Restraint of the Senses
August 21, 2014
Okay, focus on the breath.
Think of the breath as your home, the place you want to stay.
That means you have to arrange the home so it’s a comfortable place to stay, so that the mind won’t be jumping out the windows or running out the doors.
At the same time, be very careful about what you bring into the house.
For most of us, the mind isn’t like a house. It’s more like a bus station: All kinds of people are coming and going all the time, and there are a lot of unsavory elements.
So you’ve got to be very careful about opening your windows and opening your doors; when you should let somebody in and when you shouldn’t. The kinds of thoughts you should let in, you open the doors just for them. Otherwise you keep the door shut.
Take some control over what’s in your mind—and you do that by taking control over what you take in.
All kinds of things are happening all around us, with all kinds of things the mind can feed on, things it can hang around with. But you’ve got to be very careful about what you let in.

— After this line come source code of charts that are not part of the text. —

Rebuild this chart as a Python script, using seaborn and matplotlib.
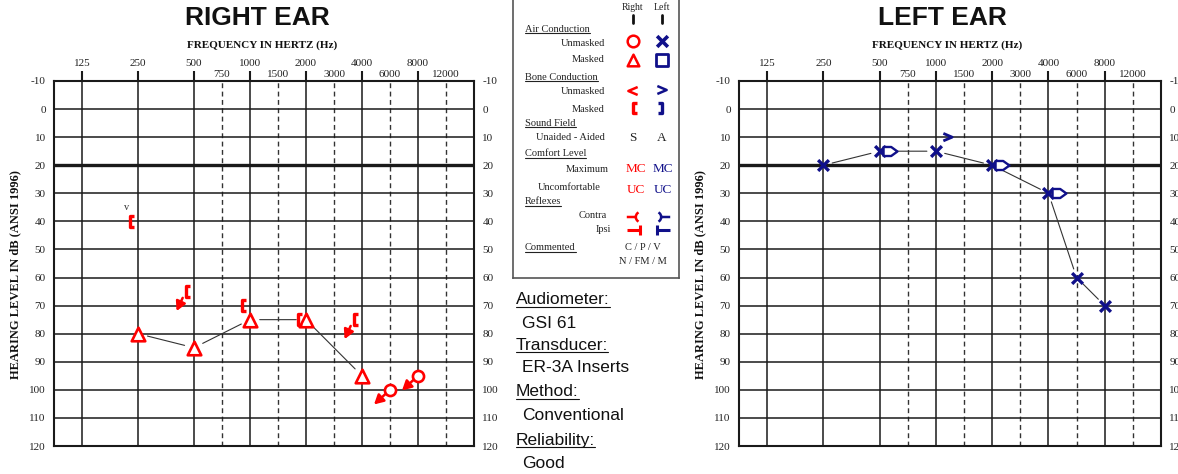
import numpy as np
import matplotlib
matplotlib.use('Agg')
import matplotlib.pyplot as plt
import seaborn as sns
from matplotlib.path import Path
from matplotlib.lines import Line2D

# audiogram scale
OCTAVES = [125, 250, 500, 1000, 2000, 4000, 8000]
HALF_OCTAVES = [750, 1500, 3000, 6000, 12000]
DB_TICKS = list(range(-10, 130, 10))

# right ear
right_masked_ac_hz = [250, 500, 1000, 2000, 4000]
right_masked_ac_db = [80, 85, 75, 75, 95]
right_nr_ac_hz = [6000, 8000]
right_nr_ac_db = [100, 95]
right_masked_bc_hz = [250, 1000, 2000]
right_masked_bc_db = [40, 70, 75]
right_nr_bc_hz = [500, 4000]
right_nr_bc_db = [65, 75]
right_comment_hz = [250]
right_comment_db = [40]
right_comment_txt = ['v']

# left ear
left_ac_hz = [250, 500, 1000, 2000, 4000, 6000, 8000]
left_ac_db = [20, 15, 15, 20, 30, 60, 70]
left_bc_hz = [1000]
left_bc_db = [10]
left_masked_bc_hz = [500, 2000, 4000]
left_masked_bc_db = [15, 20, 30]

info_labels = ['Audiometer:', 'Transducer:', 'Method:', 'Reliability:']
info_values = ['GSI 61', 'ER-3A Inserts', 'Conventional', 'Good']

RED = '#ff0000'
BLUE = '#10108a'
INK = '#1a1a1a'
SERIF = ['Liberation Serif', 'DejaVu Serif']
SANS = ['Liberation Sans', 'DejaVu Sans']

W, H = 1178, 474

sns.set_style('white')
plt.rcParams['font.family'] = SERIF


def freq_pos(f):
    f = np.asarray(f, dtype=float)
    half = np.isin(f, HALF_OCTAVES)
    base = np.where(half, f / 1.5, f)
    return np.log2(base / 125) + 0.5 * half


def open_path(*strokes, closed=False):
    verts, codes = [], []
    for s in strokes:
        verts += list(s)
        codes += [Path.MOVETO] + [Path.LINETO] * (len(s) - 1)
    if closed:
        verts.append(strokes[0][0])
        codes.append(Path.CLOSEPOLY)
    return Path(verts, codes)


def arc(cx, cy, r, a0, a1, n=9):
    t = np.radians(np.linspace(a0, a1, n))
    return list(zip(cx + r * np.cos(t), cy + r * np.sin(t)))


BRACKET_R = open_path([(0.7, 1), (0, 1), (0, -1), (0.7, -1)])
BRACKET_L = open_path([(-0.7, 1), (0, 1), (0, -1), (-0.7, -1)])
CHEV_R = open_path([(-1, 0.85), (1, 0), (-1, -0.85)])
CHEV_L = open_path([(1, 0.85), (-1, 0), (1, -0.85)])
PENTA = open_path([(-1, 0.65), (0.1, 0.65), (1, 0), (0.1, -0.65), (-1, -0.65)], closed=True)
CONTRA_R = open_path([(-1, 0), (0.15, 0)], arc(0.75, 0, 0.65, 120, 240))
CONTRA_L = open_path([(1, 0), (-0.15, 0)], arc(-0.75, 0, 0.65, 60, -60))
IPSI_R = open_path([(-1, 0), (0.6, 0)], [(0.6, 0.6), (0.6, -0.6)])
IPSI_L = open_path([(1, 0), (-0.6, 0)], [(-0.6, 0.6), (-0.6, -0.6)])


def marks(ax, x, y, marker, color, s, lw, face='white', z=4):
    sns.scatterplot(x=x, y=y, marker=marker, s=s, facecolors=face,
                    edgecolor=color, linewidth=lw, ax=ax, zorder=z, legend=False)


def connect(ax, x, y, gap=6.5):
    for i in range(len(x) - 1):
        ax.annotate('', xy=(x[i + 1], y[i + 1]), xytext=(x[i], y[i]),
                    arrowprops=dict(arrowstyle='-', shrinkA=gap, shrinkB=gap,
                                    lw=0.8, color='#333333'), zorder=2)


def no_response(ax, x, y, color, dx, dy, gap):
    for xi, yi in zip(x, y):
        ax.annotate('', xy=(xi, yi), xytext=(dx, dy), textcoords='offset points',
                    arrowprops=dict(arrowstyle='<|-,head_length=0.55,head_width=0.3',
                                    shrinkA=0, shrinkB=gap, lw=1.8, color=color),
                    zorder=4)


def setup_audiogram(ax):
    ax.set_xlim(-0.5, 7.0)
    ax.set_ylim(120, -10)
    for f in OCTAVES:
        ax.axvline(freq_pos(f), color=INK, lw=1.1, zorder=1)
    for f in HALF_OCTAVES:
        ax.axvline(freq_pos(f), color='#333333', lw=1.0, ls=(0, (3.5, 2.5)), zorder=1)
    for d in DB_TICKS:
        ax.axhline(d, color=INK, lw=2.4 if d == 20 else 1.1, zorder=1)
    for sp in ax.spines.values():
        sp.set_visible(True)
        sp.set_color(INK)
        sp.set_linewidth(1.5)
    ax.xaxis.tick_top()
    ax.set_xticks(freq_pos(OCTAVES))
    ax.set_xticklabels([str(f) for f in OCTAVES])
    ax.set_xticks(freq_pos(HALF_OCTAVES), minor=True)
    ax.set_xticklabels([str(f) for f in HALF_OCTAVES], minor=True)
    ax.tick_params(axis='x', which='major', top=True, bottom=False, length=7.5,
                   width=1.5, color=INK, pad=1.5, labelsize=8, labelcolor='#222222')
    ax.tick_params(axis='x', which='minor', top=True, bottom=False, length=0,
                   pad=1.5, labelsize=8, labelcolor='#222222')
    ax.set_yticks(DB_TICKS)
    ax.set_yticklabels([str(d) for d in DB_TICKS])
    ax.tick_params(axis='y', length=0, pad=6, labelsize=8, labelcolor='#222222',
                   labelleft=True, labelright=True)
    ax.set_ylabel('HEARING LEVEL IN dB (ANSI 1996)', fontsize=9, fontweight='bold',
                  color='#111111')
    ax.yaxis.set_label_coords(-0.078, 0.47)
    ax.set_xlabel('')


fig = plt.figure(figsize=(W / 100, H / 100), dpi=100)

ax_r = fig.add_axes([54 / W, 28 / H, 420 / W, 365 / H])
ax_l = fig.add_axes([739 / W, 28 / H, 422 / W, 365 / H])
setup_audiogram(ax_r)
setup_audiogram(ax_l)

# ---- right ear ----
xr = freq_pos(right_masked_ac_hz)
connect(ax_r, xr, right_masked_ac_db, gap=7)
marks(ax_r, xr, right_masked_ac_db, '^', RED, 95, 1.9)

xnr = freq_pos(right_nr_ac_hz)
no_response(ax_r, xnr, right_nr_ac_db, RED, -11.5, -10.5, 4.5)
marks(ax_r, xnr, right_nr_ac_db, 'o', RED, 64, 1.9)

shift_r = -0.15
xbc = freq_pos(right_masked_bc_hz) + shift_r
marks(ax_r, xbc, right_masked_bc_db, BRACKET_R, RED, 70, 2.4, face='none', z=5)

xbnr = freq_pos(right_nr_bc_hz) + shift_r
no_response(ax_r, xbnr, right_nr_bc_db, RED, -6.5, -14, 5)
marks(ax_r, xbnr, right_nr_bc_db, BRACKET_R, RED, 70, 2.4, face='none', z=5)

for f, d, t in zip(right_comment_hz, right_comment_db, right_comment_txt):
    ax_r.annotate(t, xy=(freq_pos(f) + shift_r, d), xytext=(-2, 10),
                  textcoords='offset points', ha='center', va='center',
                  fontsize=7.5, color='#333333', zorder=5)

# ---- left ear ----
xl = freq_pos(left_ac_hz)
connect(ax_l, xl, left_ac_db, gap=6.5)
marks(ax_l, xl, left_ac_db, 'x', BLUE, 60, 2.4, face=BLUE)

shift_l = 0.18
marks(ax_l, freq_pos(left_masked_bc_hz) + shift_l, left_masked_bc_db, PENTA, BLUE, 100, 1.7)
marks(ax_l, freq_pos(left_bc_hz) + 0.21, left_bc_db, CHEV_R, BLUE, 40, 2.0, face='none')

# ---- titles ----
fig.text(257 / W, 1 - 18 / H, 'RIGHT EAR', ha='center', va='center', fontsize=19,
         fontweight='bold', family=SANS, color='#111111')
fig.text(942 / W, 1 - 18 / H, 'LEFT EAR', ha='center', va='center', fontsize=19,
         fontweight='bold', family=SANS, color='#111111')
fig.text(262 / W, 1 - 45 / H, 'FREQUENCY IN HERTZ (Hz)', ha='center', va='center',
         fontsize=8, fontweight='bold', color='#111111')
fig.text(947 / W, 1 - 45 / H, 'FREQUENCY IN HERTZ (Hz)', ha='center', va='center',
         fontsize=8, fontweight='bold', color='#111111')

# ---- symbol key ----
lax = fig.add_axes([513 / W, 1 - 278 / H, 166 / W, 278 / H])
lax.set_xlim(513, 679)
lax.set_ylim(278, 0)
lax.set_xticks([])
lax.set_yticks([])
for name, sp in lax.spines.items():
    sp.set_visible(name != 'top')
    sp.set_color('#555555')
    sp.set_linewidth(1.2)
lax.patch.set_alpha(0)

col_r, col_l = 633, 662
underlined = []


def key_text(x, y, s, ha='right', under=False, size=7.5, color='#222222'):
    t = lax.text(x, y, s, ha=ha, va='center', fontsize=size, color=color)
    if under:
        underlined.append(t)
    return t


key_text(col_r, 7, 'Right', ha='center', size=7)
key_text(col_l, 7, 'Left', ha='center', size=7)
for c in (col_r, col_l):
    lax.plot([c, c], [15, 23], color='#111111', lw=2)

key_text(525, 29, 'Air Conduction', ha='left', under=True)
key_text(605, 43, 'Unmasked')
key_text(605, 60, 'Masked')
key_text(525, 77, 'Bone Conduction', ha='left', under=True)
key_text(605, 92, 'Unmasked')
key_text(605, 109, 'Masked')
key_text(525, 123, 'Sound Field', ha='left', under=True)
key_text(605, 138, 'Unaided - Aided')
key_text(525, 154, 'Comfort Level', ha='left', under=True)
key_text(609, 169, 'Maximum')
key_text(601, 188, 'Uncomfortable')
key_text(525, 202, 'Reflexes', ha='left', under=True)
key_text(607, 216, 'Contra')
key_text(611, 230, 'Ipsi')
key_text(525, 248, 'Commented', ha='left', under=True)
key_text(643, 248, 'C / P / V', ha='center')
key_text(643, 261, 'N / FM / M', ha='center')

key_text(col_r, 138, 'S', ha='center', size=9.5)
key_text(col_l, 138, 'A', ha='center', size=9.5)
key_text(col_r + 3, 169, 'MC', ha='center', size=9.5, color=RED)
key_text(col_l + 1, 169, 'MC', ha='center', size=9.5, color=BLUE)
key_text(col_r + 3, 190, 'UC', ha='center', size=9.5, color=RED)
key_text(col_l + 1, 190, 'UC', ha='center', size=9.5, color=BLUE)

marks(lax, [col_r], [41], 'o', RED, 70, 1.8)
marks(lax, [col_l], [41], 'x', BLUE, 60, 2.6, face=BLUE)
marks(lax, [col_r], [60], '^', RED, 70, 1.8)
marks(lax, [col_l], [60], 's', BLUE, 80, 2.0)
marks(lax, [col_r], [91], CHEV_L, RED, 45, 1.8, face='none')
marks(lax, [col_l], [90], CHEV_R, BLUE, 45, 1.8, face='none')
marks(lax, [col_r], [108], BRACKET_R, RED, 60, 2.4, face='none')
marks(lax, [col_l], [108], BRACKET_L, BLUE, 60, 2.4, face='none')
marks(lax, [col_r + 2], [217], CONTRA_R, RED, 140, 1.8, face='none')
marks(lax, [col_l], [217], CONTRA_L, BLUE, 140, 1.8, face='none')
marks(lax, [col_r + 2], [230], IPSI_R, RED, 140, 2.2, face='none')
marks(lax, [col_l], [230], IPSI_L, BLUE, 140, 2.2, face='none')
lax.set_xlim(513, 679)
lax.set_ylim(278, 0)
lax.set_xlabel('')
lax.set_ylabel('')

# ---- test info ----
row_y = [300, 345, 392, 440]
for lab, val, y in zip(info_labels, info_values, row_y):
    t = fig.text(516 / W, 1 - y / H, lab, ha='left', va='center', fontsize=12.5,
                 family=SANS, color='#111111')
    underlined.append(t)
    fig.text(522 / W, 1 - (y + 23) / H, val, ha='left', va='center', fontsize=12.5,
             family=SANS, color='#111111')

# underline headings once the text sizes are known
fig.canvas.draw()
renderer = fig.canvas.get_renderer()
for t in underlined:
    bb = t.get_window_extent(renderer)
    y0 = bb.y0 + 0.5
    fig.add_artist(Line2D([bb.x0 / W, bb.x1 / W], [y0 / H, y0 / H],
                          transform=fig.transFigure, color=t.get_color(), lw=0.8))

fig.savefig('out.png', dpi=100, facecolor='white')
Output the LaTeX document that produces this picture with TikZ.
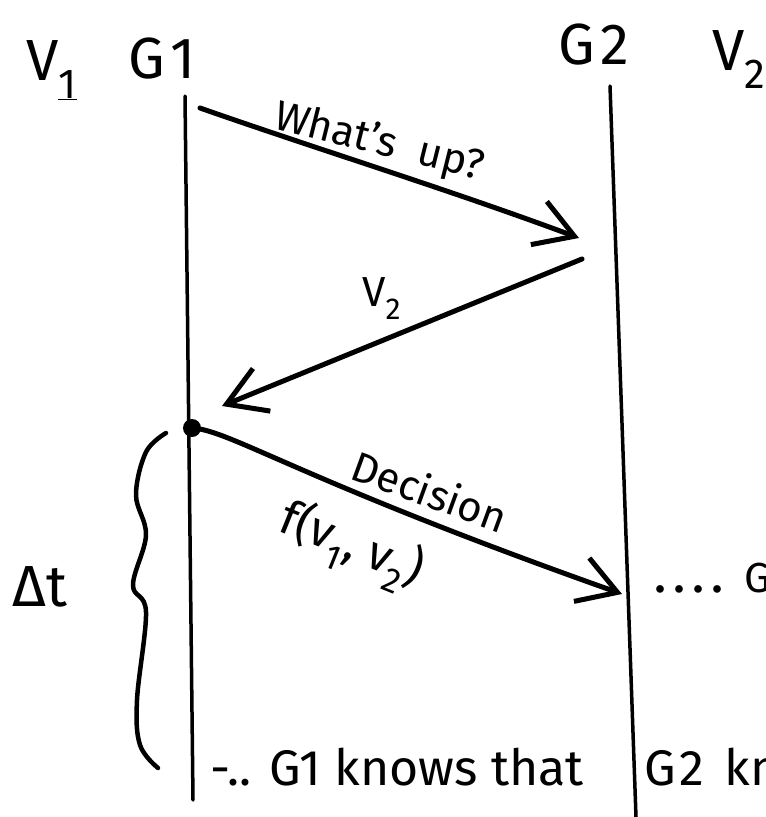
\documentclass[tikz,border=0pt]{standalone}
\usepackage{fontspec}
\usepackage{graphicx}
\setmainfont{Fira Sans}
\usetikzlibrary{arrows.meta}
\newcommand{\lowsub}[1]{\raisebox{-0.32em}{\scalebox{0.72}{#1}}}
\begin{document}
\begin{tikzpicture}[x=1pt,y=-1pt,
  life/.style={line width=3.5pt, line cap=round},
  msg/.style={line width=5pt, line cap=round, line join=round,
    -{Straight Barb[length=38pt,width=46pt]}},
  hand/.style={inner sep=0pt, anchor=base west},
  big/.style={hand, font=\fontsize{58}{60}\selectfont},
  mid/.style={hand, font=\fontsize{42}{44}\selectfont},
]
\path[use as bounding box] (0,0) rectangle (766,817);
\clip (0,0) rectangle (766,817);

% lifelines
\coordinate (g1top) at (185,96);
\coordinate (g1bot) at (193,800);
\coordinate (g2top) at (610,86);
\coordinate (g2bot) at (636,817);
\draw[life] (g1top) -- (g1bot);
\draw[life] (g2top) -- (g2bot);

% headers
\node[big] (v1) at (26,80) {V\lowsub{\underline{1}}};
\node[big] (G1) at (128,78) {G\hspace{6pt}1};
\node[big] (G2) at (558,64) {G\hspace{6pt}2};
\node[big] (v2) at (712,70) {V\lowsub{2}};

% message 1
\coordinate (m1s) at (200,108);
\coordinate (m1e) at (579,238);
\draw[msg] (m1s) .. controls (320,150) and (450,190) .. (m1e);
\node[mid, rotate=-14] (wu) at (272,128) {What's\ \ up?};

% message 2
\coordinate (m2s) at (582,259);
\coordinate (m2e) at (222,406);
\draw[msg] (m2s) -- (m2e);
\node[mid] (lv2) at (362,306) {V\lowsub{2}};

% decision
\coordinate (dot) at (192,428);
\fill (dot) circle (9pt);
\coordinate (m3e) at (622,594);
\draw[msg] (dot) .. controls (230,430) and (300,480) .. (m3e);
\node[mid, rotate=-20] (dec) at (348,478) {Decision};
\node[hand, font=\fontsize{48}{50}\selectfont, rotate=-22] (fv) at (276,530) {f(v\lowsub{1}, v\lowsub{2})};

% brace
\draw[line width=4.5pt, line cap=round, line join=round]
  plot[smooth, tension=0.6] coordinates {(166,433) (146,452) (136,495) (146,535) (133,585) (146,612) (137,700) (140,745) (158,768)};
\node[big] (dt) at (12,606) {Δt};

% right texts
\node[mid] (dots) at (655,592) {\textbf{.\hspace{9pt}.\hspace{9pt}.\hspace{9pt}.}\hspace{22pt}G2};
\node[big, font=\fontsize{50}{52}\selectfont] (know) at (210,785) {-.. G1 knows that};
\node[big, font=\fontsize{50}{52}\selectfont] (g2k) at (644,785) {G\hspace{4pt}2\hspace{20pt}knows};
\end{tikzpicture}
\end{document}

Of course, what you let in is determined by what goes out looking for things. Sometimes it’s not the case that things just come wandering in. You go out and drag people into your mind. In other words, greed goes out and finds something to get worked up about and drags that in. Anger goes out and finds something to get worked up about and drags that in. So you’ve got to be careful about who’s going in, who’s going out.
This is called “restraint of the senses.” When you’re looking, be very careful to see: Who’s doing the looking? Are you doing the looking? Or is it greed? Or is it aversion? If any unskillful quality is doing the looking, look away or look in a different way. You can look at something that can incite lust but you can also look at it in a way that puts an end to lust. You can listen to things that would give rise to anger but you can also listen to them in a way that allows you to put the anger aside.
So be very careful about who’s doing the looking, who’s going out and choosing who to bring into the house.
When you’re not cluttered with all these things, then the mind can settle down in the house with the breath and at ease.
So an important part of the meditation as you go through the day is sense-restraint: being careful about how you engage with other people, how you engage with things. All of this comes under the heading of sense-restraint.
When you protect your home this way, then it does become a good place to stay. If you leave the windows and doors open all the time and are out dragging in just everything around you, then when you settle down to meditate there’s a lot of trash cleaning you’ve got to do. It’s an endless job because once you clean things out you then go cluttering them up again.
So try to keep things clean as you go through the day.
In that way, this home of yours really does become a good place to stay.